Many first-generation cooks in the US compensate by using more of whatever's available — more cayenne, more dried red chilies, sometimes more than they'd use back home — to approximate the flavor they're chasing. The result can be a dish that's hotter in raw Scoville terms but somehow still missing the nuanced warmth of the original. "I keep adding and adding and it still doesn't taste right," says Manpreet Kaur, a home cook in Naperville, Illinois. "So I add more. And then my kids think I'm trying to punish them."
Some families have started growing their own Indian chili varieties in backyard gardens and greenhouse setups — a trend that Punjab Bazar has covered before — specifically to close this flavor gap. But for most households, the workaround is an imperfect one.
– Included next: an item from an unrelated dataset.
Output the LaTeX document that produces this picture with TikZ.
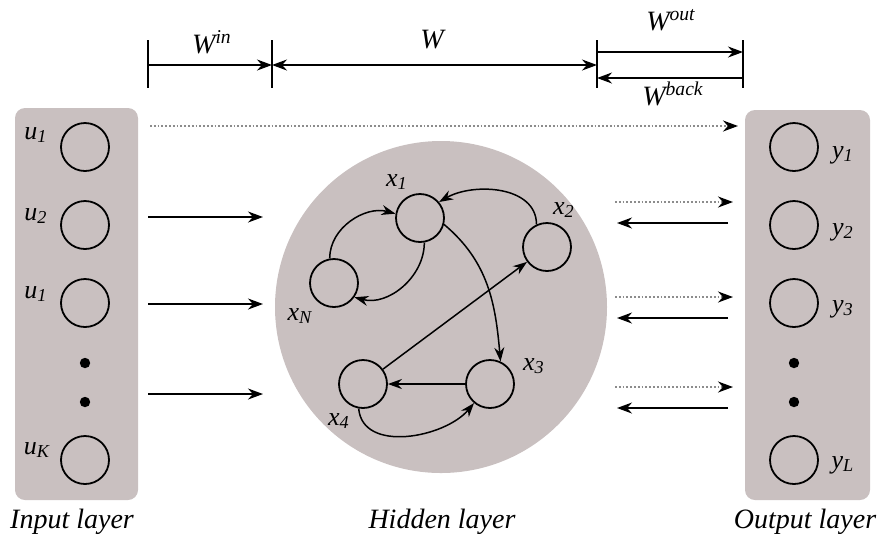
\documentclass[tikz,border=0pt]{standalone}
\usepackage{fontspec}
\setmainfont{Liberation Serif}
\usetikzlibrary{arrows.meta,calc}
\definecolor{layergray}{RGB}{201,192,192}
\newcommand{\lbl}[2]{#1\textsubscript{#2}}

\begin{document}
\begin{tikzpicture}[x=0.5pt,y=-0.5pt,
  every node/.style={font=\itshape},
  layerbox/.style={fill=layergray,rounded corners=5pt},
  neuron/.style={circle,draw=black,line width=0.9pt,minimum size=24pt,inner sep=0pt},
  unitlabel/.style={font=\itshape\fontsize{13}{15}\selectfont,inner sep=0pt},
  layername/.style={font=\itshape\fontsize{14}{16}\selectfont},
  wlabel/.style={font=\itshape\fontsize{14}{16}\selectfont,inner sep=0pt},
  fwdarrow/.style={-{Stealth[length=7.5pt,width=5.5pt]},line width=0.8pt},
  botharrow/.style={{Stealth[length=7.5pt,width=5.5pt]}-{Stealth[length=7.5pt,width=5.5pt]},line width=0.8pt},
  dotarrow/.style={-{Stealth[length=7.5pt,width=5.5pt,color=black]},densely dotted,
    line width=0.9pt,draw=black!45},
  resarrow/.style={-{Stealth[length=7pt,width=5pt]},line width=0.75pt},
  dimbar/.style={line width=1pt},
]
\useasboundingbox (0,0) rectangle (883,538);

% ---------- Layer backgrounds ----------
\fill[layerbox] (15,108) rectangle (138,500);
\fill[layerbox] (745,110) rectangle (870,500);
\node[circle,fill=layergray,minimum size=166pt,inner sep=0pt] (HID) at (441,307) {};

% ---------- Input layer ----------
\node[neuron] (U1) at (85,147) {};
\node[neuron] (U2) at (85,225) {};
\node[neuron] (U3) at (85,303) {};
\node[neuron] (UK) at (85,460) {};
\fill (85,363) circle (2.6pt) (85,402) circle (2.6pt);
\node[unitlabel] (LU1) at (36,135) {\lbl{u}{1}};
\node[unitlabel] (LU2) at (36,216) {\lbl{u}{2}};
\node[unitlabel] (LU3) at (36,294) {\lbl{u}{1}};
\node[unitlabel] (LUK) at (37,450) {\lbl{u}{K}};

% ---------- Output layer ----------
\node[neuron] (Y1) at (794,147) {};
\node[neuron] (Y2) at (794,225) {};
\node[neuron] (Y3) at (794,303) {};
\node[neuron] (YL) at (794,460) {};
\fill (794,363) circle (2.6pt) (794,402) circle (2.6pt);
\node[unitlabel] (LY1) at (843,155) {\lbl{y}{1}};
\node[unitlabel] (LY2) at (843,232) {\lbl{y}{2}};
\node[unitlabel] (LY3) at (843,309) {\lbl{y}{3}};
\node[unitlabel] (LYL) at (843,465) {\lbl{y}{L}};

% ---------- Hidden layer (reservoir) ----------
\node[neuron] (X1) at (420,218) {};
\node[neuron] (X2) at (547,247) {};
\node[neuron] (XN) at (334,283) {};
\node[neuron] (X3) at (490,384) {};
\node[neuron] (X4) at (363,384) {};
\node[unitlabel] at (397,182) {\lbl{x}{1}};
\node[unitlabel] at (564,210) {\lbl{x}{2}};
\node[unitlabel] at (300,316) {\lbl{x}{N}};
\node[unitlabel] at (534,366) {\lbl{x}{3}};
\node[unitlabel] at (339,421) {\lbl{x}{4}};

\draw[resarrow] (XN.100) to[out=90,in=165] (X1.170);
\draw[resarrow] (X1.-80) to[out=-90,in=-15] (XN.-35);
\draw[resarrow] (X2.115) to[out=90,in=30] (X1.40);
\draw[resarrow] (X1.-15) to[out=-40,in=95] (X3.65);
\draw[resarrow] (X4) -- (X2);
\draw[resarrow] (X3) -- (X4);
\draw[resarrow] (X4.-100) to[out=-85,in=-130] (X3.-130);

% ---------- Input and output connections ----------
\coordinate (IA1) at (148,217); \coordinate (IB1) at (263,217);
\coordinate (IA2) at (148,304); \coordinate (IB2) at (263,304);
\coordinate (IA3) at (148,394); \coordinate (IB3) at (263,394);
\draw[fwdarrow] (IA1) -- (IB1);
\draw[fwdarrow] (IA2) -- (IB2);
\draw[fwdarrow] (IA3) -- (IB3);

\coordinate (DA0) at (150,126); \coordinate (DB0) at (738,126);
\draw[dotarrow] (DA0) -- (DB0);

\coordinate (OA1) at (615,202); \coordinate (OB1) at (733,202);
\coordinate (OA2) at (615,297); \coordinate (OB2) at (733,297);
\coordinate (OA3) at (615,387); \coordinate (OB3) at (733,387);
\draw[dotarrow] (OA1) -- (OB1);
\draw[dotarrow] (OA2) -- (OB2);
\draw[dotarrow] (OA3) -- (OB3);

\coordinate (BA1) at (728,223); \coordinate (BB1) at (617,223);
\coordinate (BA2) at (728,318); \coordinate (BB2) at (617,318);
\coordinate (BA3) at (728,408); \coordinate (BB3) at (617,408);
\draw[fwdarrow] (BA1) -- (BB1);
\draw[fwdarrow] (BA2) -- (BB2);
\draw[fwdarrow] (BA3) -- (BB3);

% ---------- Weight matrices (dimension lines) ----------
\coordinate (T1) at (148,40); \coordinate (T2) at (272,40);
\coordinate (T3) at (597,40); \coordinate (T4) at (743,40);
\foreach \t in {T1,T2,T3,T4} \draw[dimbar] (\t) -- ++(0,48);

\draw[fwdarrow] ($(T1)+(0,25)$) -- ($(T2)+(0,25)$);
\draw[botharrow] ($(T2)+(0,25)$) -- ($(T3)+(0,25)$);
\draw[fwdarrow] ($(T3)+(0,12)$) -- ($(T4)+(0,12)$);
\draw[fwdarrow] ($(T4)+(0,38)$) -- ($(T3)+(0,38)$);

\node[wlabel] (WIN) at (212,42) {W\textsuperscript{in}};
\node[wlabel] (W) at (432,40) {W};
\node[wlabel] (WOUT) at (671,20) {W\textsuperscript{out}};
\node[wlabel] (WBACK) at (673,94) {W\textsuperscript{back}};

% ---------- Layer names ----------
\node[layername] at (72,522) {Input layer};
\node[layername] at (442,522) {Hidden layer};
\node[layername] at (805,522) {Output layer};

\end{tikzpicture}
\end{document}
When Spice Becomes a Litmus Test
The stakes get higher when extended family enters the picture. Punjabi American gatherings are full of unspoken spice auditions. Can you handle Chacha's rajma without reaching for water? Did you ask for your saag to be made less spicy — and did someone notice? Heat tolerance gets read, consciously or not, as a measure of how "desi" you really are.
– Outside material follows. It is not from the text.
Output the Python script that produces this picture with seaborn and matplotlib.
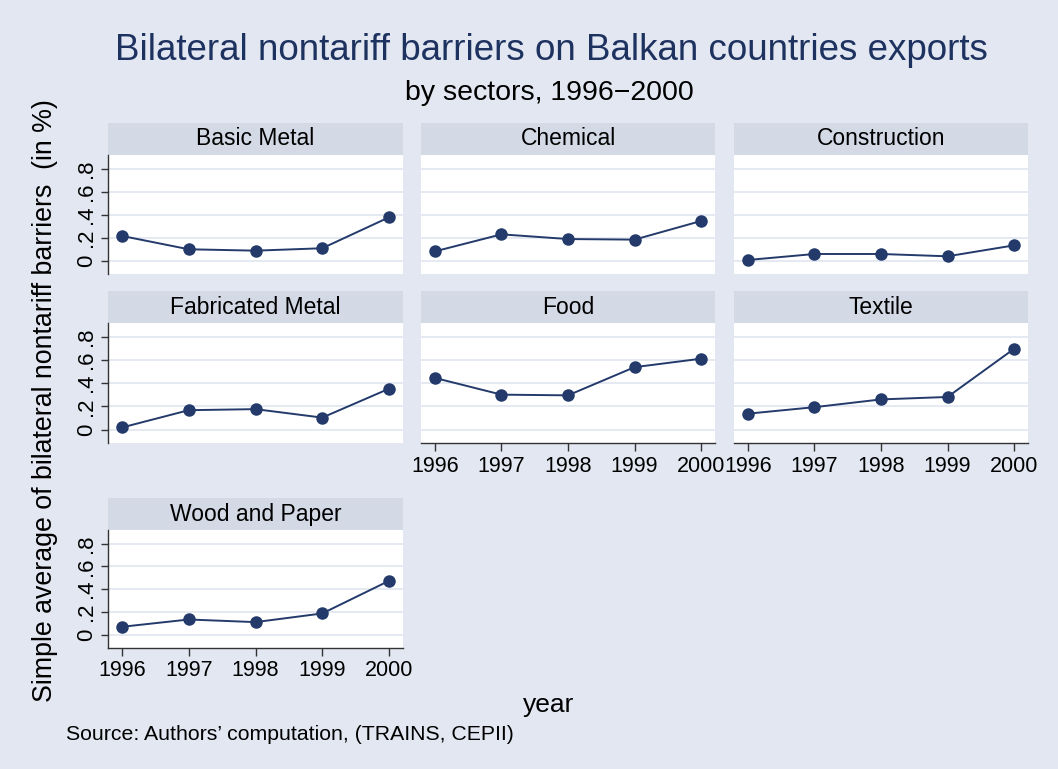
import numpy as np
import pandas as pd
import seaborn as sns
import matplotlib.pyplot as plt
from matplotlib.patches import Rectangle

# ---- data ----
years = [1996, 1997, 1998, 1999, 2000]
sectors = ["Basic Metal", "Chemical", "Construction",
           "Fabricated Metal", "Food", "Textile", "Wood and Paper"]
basic_metal = [0.215, 0.099, 0.087, 0.108, 0.377]
chemical = [0.081, 0.229, 0.188, 0.183, 0.345]
construction = [0.006, 0.058, 0.058, 0.038, 0.133]
fabricated_metal = [0.018, 0.167, 0.176, 0.103, 0.352]
food = [0.445, 0.301, 0.295, 0.538, 0.611]
textile = [0.137, 0.193, 0.260, 0.281, 0.696]
wood_paper = [0.070, 0.134, 0.111, 0.187, 0.473]
yticks = [0, 0.2, 0.4, 0.6, 0.8]
ytick_labels = ["0", ".2", ".4", ".6", ".8"]

series = [basic_metal, chemical, construction, fabricated_metal, food, textile, wood_paper]
df = pd.DataFrame({
    "sector": np.repeat(sectors, len(years)),
    "year": years * len(sectors),
    "ntb": np.concatenate(series),
})

BG = "#E2E7F1"
STRIP = "#D3D9E5"
NAVY = "#233A6B"
GRID = "#E2E7F1"

sns.set_theme(style="white")
plt.rcParams["font.family"] = ["Liberation Sans", "DejaVu Sans"]

W, H = 1058, 769
fig = plt.figure(figsize=(W / 100, H / 100), dpi=100, facecolor=BG)

cols_px = [(108, 403), (421, 715), (734, 1028)]
rows_px = [(155, 274), (323, 443), (530, 648)]
strip_h = 32

for i, sec in enumerate(sectors):
    r, c = divmod(i, 3)
    x0, x1 = cols_px[c]
    y0, y1 = rows_px[r]
    ax = fig.add_axes([x0 / W, 1 - y1 / H, (x1 - x0) / W, (y1 - y0) / H])
    ax.set_facecolor("white")
    sub = df[df["sector"] == sec]
    sns.lineplot(data=sub, x="year", y="ntb", ax=ax, color=NAVY, lw=1.4,
                 marker="o", markersize=9, markeredgewidth=0, zorder=3)
    ax.set_xlim(1995.79, 2000.21)
    ax.set_ylim(-0.116, 0.919)
    ax.set_yticks(yticks)
    for yv in yticks:
        ax.axhline(yv, color=GRID, lw=1.3, zorder=1)
    ax.set_xlabel("")
    ax.set_ylabel("")
    for s in ax.spines.values():
        s.set_visible(False)

    show_y = c == 0
    show_x = (i + 3) >= len(sectors)
    if show_y:
        ax.spines["left"].set_visible(True)
        ax.spines["left"].set_color("#333333")
        ax.spines["left"].set_linewidth(1.0)
        ax.set_yticklabels(ytick_labels, rotation=90, va="center", fontsize=16)
        ax.tick_params(axis="y", length=5, width=1, color="#333333", pad=3,
                       left=True, labelcolor="black")
    else:
        ax.set_yticklabels([])
        ax.tick_params(axis="y", length=0, left=False)
    if show_x:
        ax.spines["bottom"].set_visible(True)
        ax.spines["bottom"].set_color("#333333")
        ax.spines["bottom"].set_linewidth(1.0)
        ax.set_xticks(years)
        ax.set_xticklabels([str(y) for y in years], fontsize=15.5)
        ax.tick_params(axis="x", length=6, width=1, color="#333333", pad=3,
                       bottom=True, labelcolor="black")
    else:
        ax.set_xticks(years)
        ax.set_xticklabels([])
        ax.tick_params(axis="x", length=0, bottom=False)

    # strip header
    sh = strip_h / (y1 - y0)
    ax.add_patch(Rectangle((0, 1), 1, sh, transform=ax.transAxes,
                           facecolor=STRIP, edgecolor="none", clip_on=False))
    ax.text(0.5, 1 + sh / 2, sec, transform=ax.transAxes, ha="center",
            va="center", fontsize=16.5, color="black")

fig.text(551 / W, 1 - 50 / H, "Bilateral nontariff barriers on Balkan countries exports",
         ha="center", va="center", fontsize=26.5, color="#1E3260")
fig.text(549 / W, 1 - 93 / H, "by sectors, 1996\u22122000",
         ha="center", va="center", fontsize=20.5, color="black")
fig.text(45 / W, 1 - 401 / H, "Simple average of bilateral nontariff barriers  (in %)",
         rotation=90, ha="center", va="center", fontsize=19.3, color="black")
fig.text(549 / W, 1 - 705 / H, "year", ha="center", va="center", fontsize=19, color="black")
fig.text(66 / W, 1 - 734 / H, "Source: Authors\u2019 computation, (TRAINS, CEPII)",
         ha="left", va="center", fontsize=15.3, color="black")

plt.savefig("out.png", dpi=100, facecolor=BG)
plt.close()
"I've had relatives make comments," says Priya Bains, a third-generation Punjabi American in the Bay Area whose grandparents immigrated from Hoshiarpur. "Like, you can tell they're judging whether you're 'really' Punjabi based on whether you can eat the food without flinching. It's ridiculous, but it's real."
For second-generation folks caught between these worlds, it can feel like a no-win situation. Eat the spicy food and suffer in silence to prove a point. Ask for a milder version and risk the raised eyebrows. Neither option is particularly comfortable.
Some families are finding a middle path — cooking base dishes at a moderate heat level and offering fresh chilies, chili oil, or achaar on the side so everyone can adjust their own bowl. It's a practical solution that also, quietly, respects the idea that spice preference is personal without making it a referendum on cultural authenticity.
Redefining What Authentic Tastes Like
Maybe the most honest thing to say is this: the Punjabi food that immigrants remember from back home was never a fixed, singular thing either. It varied by family, by village, by season, by what was growing in the garden that year. Heat levels shifted. Recipes adapted. Food has always been a living, changing thing.
The version of Punjabi cuisine being made in American kitchens right now — sometimes fierier than the original to compensate for missing ingredients, sometimes dialed back to keep the peace at a dinner table with four different heat tolerances — is its own valid chapter in that story.
Simran, back in Fresno, has started cooking some dishes herself. She uses less chili than her mother does, more than she'd put in if she were cooking purely for herself. She's finding her own calibration.
"My mom still thinks I make it too mild," she says, laughing. "But honestly? I think I'm getting closer."
Gurpreet, for what it's worth, has started keeping a small bowl of sliced green chilies on the table. She doesn't say anything about it. She just puts them there.
Some negotiations happen without words.